All these movements go on in silence, the silence that is the proper preparation for enterprises of war. The world does not yet suspect what is going on; its ears have not heard those names which, unknown to-day, will before long become famous. But the sailors pursue the task, and their souls quiver with joyous anticipation of these military glories in the East.
Sometimes, from a cloud charged with lightning, there is slowly detached a massive shred, that one can scarcely distinguish as it glides upward to some clear portion of the sky. The cloud swells, extends and forms into a new storm which rages, far away from the clouds which engendered it. Thus, born from the European War, a new war is in secret ferment; before the thunderbolts fall on the lands of Islam, we are preparing them in the mysterious and silent seas. We are acquainted with the daily effort, the cautious approach of the Allies, the legions of gallant men who caress their guns during the long Mediterranean crossing. But we take no pride in this knowledge. We expect to go on protecting the march of the soldiers towards glory. And we hope for the supreme joy of sharing their risks, hand in hand, so to speak, they on land, and we on the restless element of the sea.

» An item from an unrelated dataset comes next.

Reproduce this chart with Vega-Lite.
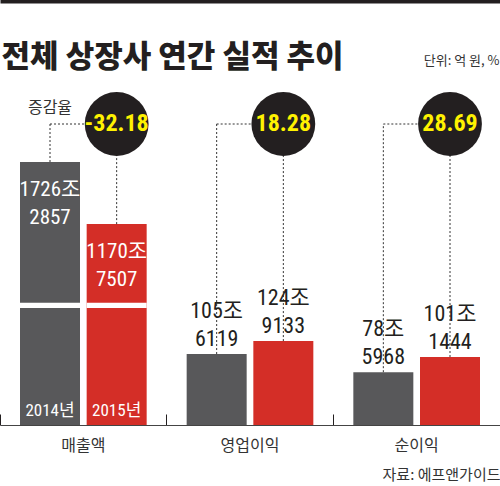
{
  "$schema": "https://vega.github.io/schema/vega-lite/v6.json",
  "width": 500,
  "height": 425,
  "autosize": {"type": "none"},
  "padding": {"left": 0, "top": 0, "right": 0, "bottom": 61},
  "background": "white",
  "config": {
    "view": {"stroke": null},
    "font": "Noto Sans CJK KR"
  },
  "datasets": {
    "bars": [
      {"category": "매출액", "year": "2014", "value": 17262857},
      {"category": "매출액", "year": "2015", "value": 11707507},
      {"category": "영업이익", "year": "2014", "value": 1056119},
      {"category": "영업이익", "year": "2015", "value": 1249133},
      {"category": "순이익", "year": "2014", "value": 785968},
      {"category": "순이익", "year": "2015", "value": 1011444}
    ],
    "rates": [
      {"category": "매출액", "rate": -32.18},
      {"category": "영업이익", "rate": 18.28},
      {"category": "순이익", "rate": 28.69}
    ]
  },
  "resolve": {"axis": {"x": "independent"}},
  "layer": [
    {
      "data": {"name": "bars"},
      "mark": {"type": "bar"},
      "encoding": {
        "x": {
          "field": "category", "type": "nominal",
          "sort": ["매출액", "영업이익", "순이익"],
          "scale": {"paddingInner": 0, "paddingOuter": 0},
          "axis": {
            "orient": "bottom",
            "labelAngle": 0,
            "labelFont": "Noto Sans CJK KR",
            "labelFontSize": 16,
            "labelColor": "#333333",
            "labelPadding": 23,
            "domainColor": "#444444",
            "domainWidth": 1,
            "bandPosition": 0,
            "tickSize": -11,
            "tickWidth": 1,
            "tickColor": "#231f20",
            "title": "자료: 에프앤가이드",
            "titleFont": "Noto Sans CJK KR",
            "titleFontSize": 15,
            "titleFontWeight": "normal",
            "titleColor": "#333333",
            "titleAlign": "right",
            "titleAnchor": "end",
            "titleX": 500,
            "titleY": 54,
            "titleBaseline": "alphabetic"
          }
        },
        "xOffset": {
          "field": "year", "type": "nominal",
          "scale": {"paddingInner": 0.1, "paddingOuter": 0.3}
        },
        "y": {
          "field": "value", "type": "quantitative",
          "scale": {
            "domain": [0, 1250000, 17262857, 20000000],
            "range": [425, 341, 162, 124],
            "nice": false, "zero": false
          },
          "axis": {
            "labels": false, "ticks": false, "domain": false, "grid": false,
            "title": "단위: 억 원, %",
            "titleAngle": 0,
            "titleFont": "Noto Sans CJK KR",
            "titleFontSize": 13,
            "titleFontWeight": "normal",
            "titleColor": "#333333",
            "titleAlign": "right",
            "titleX": 499,
            "titleY": 64,
            "titleBaseline": "alphabetic"
          }
        },
        "color": {
          "field": "year", "type": "nominal",
          "scale": {"domain": ["2014", "2015"], "range": ["#58585a", "#d42e27"]},
          "legend": null
        }
      }
    },
    {
      "data": {"name": "bars"},
      "transform": [{"filter": "datum.category === '매출액'"}],
      "mark": {"type": "bar", "color": "white"},
      "encoding": {
        "x": {"field": "category", "type": "nominal", "sort": ["매출액", "영업이익", "순이익"], "axis": null},
        "xOffset": {"field": "year", "type": "nominal"},
        "y": {"datum": 4202000, "type": "quantitative"},
        "y2": {"datum": 4676000}
      }
    },
    {
      "data": {"name": "bars"},
      "mark": {"type": "rule", "color": "#333333", "strokeDash": [2, 2], "strokeWidth": 1},
      "encoding": {
        "x": {"field": "category", "type": "nominal", "sort": ["매출액", "영업이익", "순이익"], "axis": null},
        "xOffset": {"field": "year", "type": "nominal"},
        "y": {"field": "value", "type": "quantitative"},
        "y2": {"datum": 20000000}
      }
    },
    {
      "data": {"name": "rates"},
      "mark": {"type": "rule", "color": "#333333", "strokeDash": [2, 2], "strokeWidth": 1},
      "encoding": {
        "x": {
          "field": "category", "type": "nominal", "sort": ["매출액", "영업이익", "순이익"],
          "bandPosition": 0.3,
          "axis": {
            "orient": "top",
            "labels": false, "ticks": false, "grid": false,
            "domain": true, "domainColor": "#231f20", "domainWidth": 6,
            "title": "전체 상장사 연간 실적 추이",
            "titleFont": "Noto Sans CJK KR",
            "titleFontSize": 31,
            "titleFontWeight": 900,
            "titleColor": "#231f20",
            "titleAlign": "left",
            "titleAnchor": "start",
            "titleX": 1,
            "titleY": 66,
            "titleBaseline": "alphabetic"
          }
        },
        "x2": {"field": "category", "bandPosition": 0.7},
        "y": {"datum": 20000000, "type": "quantitative"}
      }
    },
    {
      "data": {"name": "rates"},
      "mark": {"type": "point", "shape": "circle", "filled": true, "size": 4072, "color": "#231f20", "opacity": 1},
      "encoding": {
        "x": {"field": "category", "type": "nominal", "sort": ["매출액", "영업이익", "순이익"], "bandPosition": 0.7, "axis": null},
        "y": {"datum": 20000000, "type": "quantitative"}
      }
    },
    {
      "data": {"name": "rates"},
      "mark": {"type": "text", "align": "center", "color": "#fff200", "font": "Roboto Condensed, Roboto", "fontSize": 24, "fontWeight": "bold", "baseline": "middle"},
      "encoding": {
        "x": {"field": "category", "type": "nominal", "sort": ["매출액", "영업이익", "순이익"], "bandPosition": 0.7, "axis": null},
        "y": {"datum": 20000000, "type": "quantitative"},
        "text": {"field": "rate", "type": "nominal"}
      }
    },
    {
      "data": {"name": "rates"},
      "transform": [{"filter": "datum.category === '매출액'"}],
      "mark": {"type": "text", "text": "증감율", "align": "center", "color": "#333333", "font": "Noto Sans CJK KR", "fontSize": 16, "baseline": "middle", "dy": -16},
      "encoding": {
        "x": {"field": "category", "type": "nominal", "sort": ["매출액", "영업이익", "순이익"], "bandPosition": 0.3, "axis": null},
        "y": {"datum": 20000000, "type": "quantitative"}
      }
    },
    {
      "data": {"name": "bars"},
      "transform": [
        {"filter": "datum.category === '매출액'"},
        {"calculate": "floor(datum.value / 10000) + '조\\n' + (datum.value % 10000)", "as": "label"}
      ],
      "mark": {"type": "text", "align": "center", "color": "white", "font": "Roboto Condensed, Noto Sans CJK KR", "fontSize": 21, "baseline": "alphabetic", "dy": 34, "lineBreak": "\n", "lineHeight": 28},
      "encoding": {
        "x": {"field": "category", "type": "nominal", "sort": ["매출액", "영업이익", "순이익"], "axis": null},
        "xOffset": {"field": "year", "type": "nominal"},
        "y": {"field": "value", "type": "quantitative"},
        "text": {"field": "label", "type": "nominal"}
      }
    },
    {
      "data": {"name": "bars"},
      "transform": [
        {"filter": "datum.category !== '매출액'"},
        {"calculate": "floor(datum.value / 10000) + '조\\n' + (datum.value % 10000)", "as": "label"}
      ],
      "mark": {"type": "text", "align": "center", "color": "#231f20", "font": "Roboto Condensed, Noto Sans CJK KR", "fontSize": 22, "baseline": "alphabetic", "dy": -36, "lineBreak": "\n", "lineHeight": 28},
      "encoding": {
        "x": {"field": "category", "type": "nominal", "sort": ["매출액", "영업이익", "순이익"], "axis": null},
        "xOffset": {"field": "year", "type": "nominal"},
        "y": {"field": "value", "type": "quantitative"},
        "text": {"field": "label", "type": "nominal"}
      }
    },
    {
      "data": {"name": "bars"},
      "transform": [
        {"filter": "datum.category === '매출액'"},
        {"calculate": "datum.year + '년'", "as": "yearLabel"}
      ],
      "mark": {"type": "text", "align": "center", "color": "white", "font": "Roboto Condensed, Noto Sans CJK KR", "fontSize": 17, "baseline": "alphabetic", "dy": -9},
      "encoding": {
        "x": {"field": "category", "type": "nominal", "sort": ["매출액", "영업이익", "순이익"], "axis": null},
        "xOffset": {"field": "year", "type": "nominal"},
        "y": {"datum": 0, "type": "quantitative"},
        "text": {"field": "yearLabel", "type": "nominal"}
      }
    }
  ]
}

At present the seventh week of our pilgrimage is closing in hail and frost. Since our trip to Malta, before Christmas, we have experienced all the evil moods of the weather, which grows angrier and angrier. At night, one falls and hurts oneself on the sleet-covered steel decks, as on a hard mirror invisible and yet in motion.
5 February.
Like seed thrown by some terrible hand, the hailstones bounce on the cruiser, which rings like a tambourine; and the sea, whipped up by these projectiles from the sky, makes a noise like a boiling liquid. The organ of the winds harasses our watches. Dismal and raucous, they stride breathlessly over the miles of water; their rage vents itself on the ship, and on our bodies, in icy handfuls of spray; when they strike against the cordage and metallic structures, they whistle and sing like evil geniuses filled with mirth. We know the harmony of each cord, of each halyard, of each cable, as they vibrate above our heads. Whether short or long, thick or thin, made of hemp or twisted steel, they have their share in the tireless orchestra. Certain ones give out in the north wind a clear and joyous sound, like a fife, bagpipe or flute. Others, melancholy strains like cellos and oboes, reminding one of the bells of one’s native village, of beloved distant voices, of all the sweetness of France to one forlorn in nights of exile. But the hollow, tolling notes that are thrown from the heavy, wet cordage, sound a perpetual knell that is heard above everything. If one stops one’s ears, their sinister bass penetrates one’s fingers and head. They are always there. They are triumphant. To the cold of the body they add the chill of the soul.